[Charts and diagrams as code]
+++

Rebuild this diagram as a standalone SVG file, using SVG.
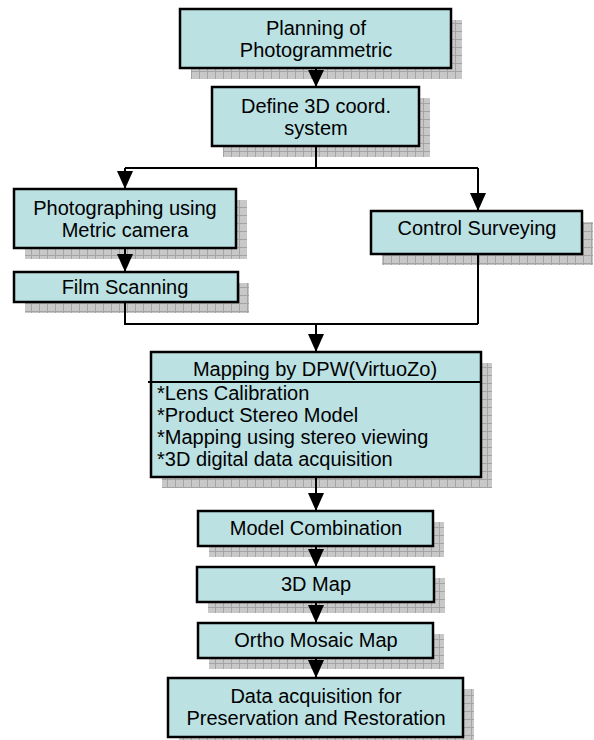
<svg xmlns="http://www.w3.org/2000/svg" width="594" height="740" viewBox="0 0 594 740">
<style>
.box{fill:#bbe1e3;stroke:#000;stroke-width:2.5}
.sh{fill:url(#grid)}
.t{font-family:"Liberation Sans",Arial,sans-serif;font-size:20px;fill:#000;text-anchor:middle}
.tl{font-family:"Liberation Sans",Arial,sans-serif;font-size:20px;fill:#000}
.c{fill:none;stroke:#000;stroke-width:2}
</style>
<defs>
<pattern id="grid" patternUnits="userSpaceOnUse" width="8" height="8">
<rect width="8" height="8" fill="#c8c8c8"/>
<path d="M7.5 0V8M0 7.5H8" stroke="#a4a4a4" stroke-width="1"/>
</pattern>
</defs>
<rect width="594" height="740" fill="#fff"/>
<g id="n1"><rect class="sh" x="191" y="20" width="271" height="59"/><rect class="box" x="180" y="9" width="271" height="59"/>
<text class="t" x="316" y="35">Planning of</text><text class="t" x="316" y="57">Photogrammetric</text></g>
<g id="n2"><rect class="sh" x="223" y="98" width="207" height="59"/><rect class="box" x="212" y="87" width="207" height="59"/>
<text class="t" x="316" y="113">Define 3D coord.</text><text class="t" x="316" y="135">system</text></g>
<g id="n3"><rect class="sh" x="25" y="200" width="222" height="59"/><rect class="box" x="14" y="189" width="222" height="59"/>
<text class="t" x="125" y="215">Photographing using</text><text class="t" x="125" y="237">Metric camera</text></g>
<g id="n4"><rect class="sh" x="25" y="283" width="224" height="30"/><rect class="box" x="14" y="272" width="224" height="30"/>
<text class="t" x="125" y="294">Film Scanning</text></g>
<g id="n5"><rect class="sh" x="382" y="222" width="211" height="43"/><rect class="box" x="371" y="211" width="211" height="43"/>
<text class="t" x="477" y="235">Control Surveying</text></g>
<g id="n6"><rect class="sh" x="162" y="363" width="330" height="125"/><rect class="box" x="151" y="352" width="330" height="125"/>
<path d="M148 382H481" stroke="#000" stroke-width="2"/>
<text class="t" x="315" y="376">Mapping by DPW(VirtuoZo)</text>
<text class="tl" x="157" y="400">*Lens Calibration</text>
<text class="tl" x="157" y="422">*Product Stereo Model</text>
<text class="tl" x="157" y="444">*Mapping using stereo viewing</text>
<text class="tl" x="157" y="466">*3D digital data acquisition</text></g>
<g id="n7"><rect class="sh" x="209" y="522" width="235" height="35"/><rect class="box" x="198" y="511" width="235" height="35"/>
<text class="t" x="316" y="535">Model Combination</text></g>
<g id="n8"><rect class="sh" x="208" y="578" width="237" height="35"/><rect class="box" x="197" y="567" width="237" height="35"/>
<text class="t" x="316" y="591">3D Map</text></g>
<g id="n9"><rect class="sh" x="209" y="634" width="235" height="35"/><rect class="box" x="198" y="623" width="235" height="35"/>
<text class="t" x="316" y="647">Ortho Mosaic Map</text></g>
<g id="n10"><rect class="sh" x="179" y="689" width="295" height="60"/><rect class="box" x="168" y="678" width="295" height="59"/>
<text class="t" x="316" y="703">Data acquisition for</text><text class="t" x="316" y="725">Preservation and Restoration</text></g>
<g id="connectors">
<path class="c" d="M316 69V86"/>
<path class="c" d="M316 147V168M125 168H478"/>
<path class="c" d="M125 168V188"/>
<path class="c" d="M478 168V210"/>
<path class="c" d="M125 249V271"/>
<path class="c" d="M125 303V324H478M478 255V324"/>
<path class="c" d="M316 324V351"/>
<path class="c" d="M316 478V510"/>
<path class="c" d="M316 547V566"/>
<path class="c" d="M316 603V622"/>
<path class="c" d="M316 659V677"/>
<g fill="#000">
<path d="M308 70H324L316 87Z"/>
<path d="M117 171H133L125 189Z"/>
<path d="M470 193H486L478 211Z"/>
<path d="M117 254H133L125 272Z"/>
<path d="M308 334H324L316 352Z"/>
<path d="M308 493H324L316 511Z"/>
<path d="M308 549H324L316 567Z"/>
<path d="M308 605H324L316 623Z"/>
<path d="M308 660H324L316 678Z"/>
</g>
</g>
</svg>
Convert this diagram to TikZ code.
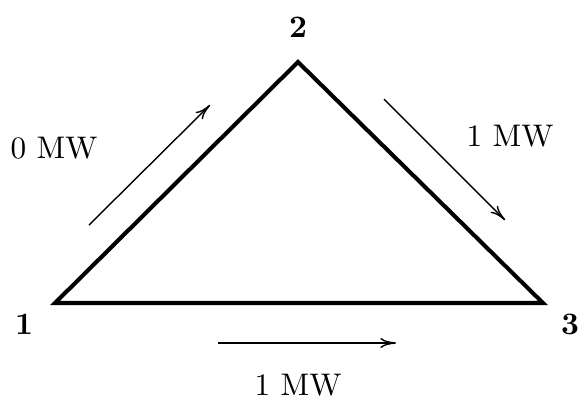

+++

Exercise: Without including any pictures, output all the entries above exactly.

Reply to the exercise:
Rebuild this diagram as a standalone SVG file, using SVG.
<svg xmlns="http://www.w3.org/2000/svg" width="594" height="740" viewBox="0 0 594 740">
<style>
.box{fill:#bbe1e3;stroke:#000;stroke-width:2.5}
.sh{fill:url(#grid)}
.t{font-family:"Liberation Sans",Arial,sans-serif;font-size:20px;fill:#000;text-anchor:middle}
.tl{font-family:"Liberation Sans",Arial,sans-serif;font-size:20px;fill:#000}
.c{fill:none;stroke:#000;stroke-width:2}
</style>
<defs>
<pattern id="grid" patternUnits="userSpaceOnUse" width="8" height="8">
<rect width="8" height="8" fill="#c8c8c8"/>
<path d="M7.5 0V8M0 7.5H8" stroke="#a4a4a4" stroke-width="1"/>
</pattern>
</defs>
<rect width="594" height="740" fill="#fff"/>
<g id="n1"><rect class="sh" x="191" y="20" width="271" height="59"/><rect class="box" x="180" y="9" width="271" height="59"/>
<text class="t" x="316" y="35">Planning of</text><text class="t" x="316" y="57">Photogrammetric</text></g>
<g id="n2"><rect class="sh" x="223" y="98" width="207" height="59"/><rect class="box" x="212" y="87" width="207" height="59"/>
<text class="t" x="316" y="113">Define 3D coord.</text><text class="t" x="316" y="135">system</text></g>
<g id="n3"><rect class="sh" x="25" y="200" width="222" height="59"/><rect class="box" x="14" y="189" width="222" height="59"/>
<text class="t" x="125" y="215">Photographing using</text><text class="t" x="125" y="237">Metric camera</text></g>
<g id="n4"><rect class="sh" x="25" y="283" width="224" height="30"/><rect class="box" x="14" y="272" width="224" height="30"/>
<text class="t" x="125" y="294">Film Scanning</text></g>
<g id="n5"><rect class="sh" x="382" y="222" width="211" height="43"/><rect class="box" x="371" y="211" width="211" height="43"/>
<text class="t" x="477" y="235">Control Surveying</text></g>
<g id="n6"><rect class="sh" x="162" y="363" width="330" height="125"/><rect class="box" x="151" y="352" width="330" height="125"/>
<path d="M148 382H481" stroke="#000" stroke-width="2"/>
<text class="t" x="315" y="376">Mapping by DPW(VirtuoZo)</text>
<text class="tl" x="157" y="400">*Lens Calibration</text>
<text class="tl" x="157" y="422">*Product Stereo Model</text>
<text class="tl" x="157" y="444">*Mapping using stereo viewing</text>
<text class="tl" x="157" y="466">*3D digital data acquisition</text></g>
<g id="n7"><rect class="sh" x="209" y="522" width="235" height="35"/><rect class="box" x="198" y="511" width="235" height="35"/>
<text class="t" x="316" y="535">Model Combination</text></g>
<g id="n8"><rect class="sh" x="208" y="578" width="237" height="35"/><rect class="box" x="197" y="567" width="237" height="35"/>
<text class="t" x="316" y="591">3D Map</text></g>
<g id="n9"><rect class="sh" x="209" y="634" width="235" height="35"/><rect class="box" x="198" y="623" width="235" height="35"/>
<text class="t" x="316" y="647">Ortho Mosaic Map</text></g>
<g id="n10"><rect class="sh" x="179" y="689" width="295" height="60"/><rect class="box" x="168" y="678" width="295" height="59"/>
<text class="t" x="316" y="703">Data acquisition for</text><text class="t" x="316" y="725">Preservation and Restoration</text></g>
<g id="connectors">
<path class="c" d="M316 69V86"/>
<path class="c" d="M316 147V168M125 168H478"/>
<path class="c" d="M125 168V188"/>
<path class="c" d="M478 168V210"/>
<path class="c" d="M125 249V271"/>
<path class="c" d="M125 303V324H478M478 255V324"/>
<path class="c" d="M316 324V351"/>
<path class="c" d="M316 478V510"/>
<path class="c" d="M316 547V566"/>
<path class="c" d="M316 603V622"/>
<path class="c" d="M316 659V677"/>
<g fill="#000">
<path d="M308 70H324L316 87Z"/>
<path d="M117 171H133L125 189Z"/>
<path d="M470 193H486L478 211Z"/>
<path d="M117 254H133L125 272Z"/>
<path d="M308 334H324L316 352Z"/>
<path d="M308 493H324L316 511Z"/>
<path d="M308 549H324L316 567Z"/>
<path d="M308 605H324L316 623Z"/>
<path d="M308 660H324L316 678Z"/>
</g>
</g>
</svg>
Convert this diagram to TikZ code.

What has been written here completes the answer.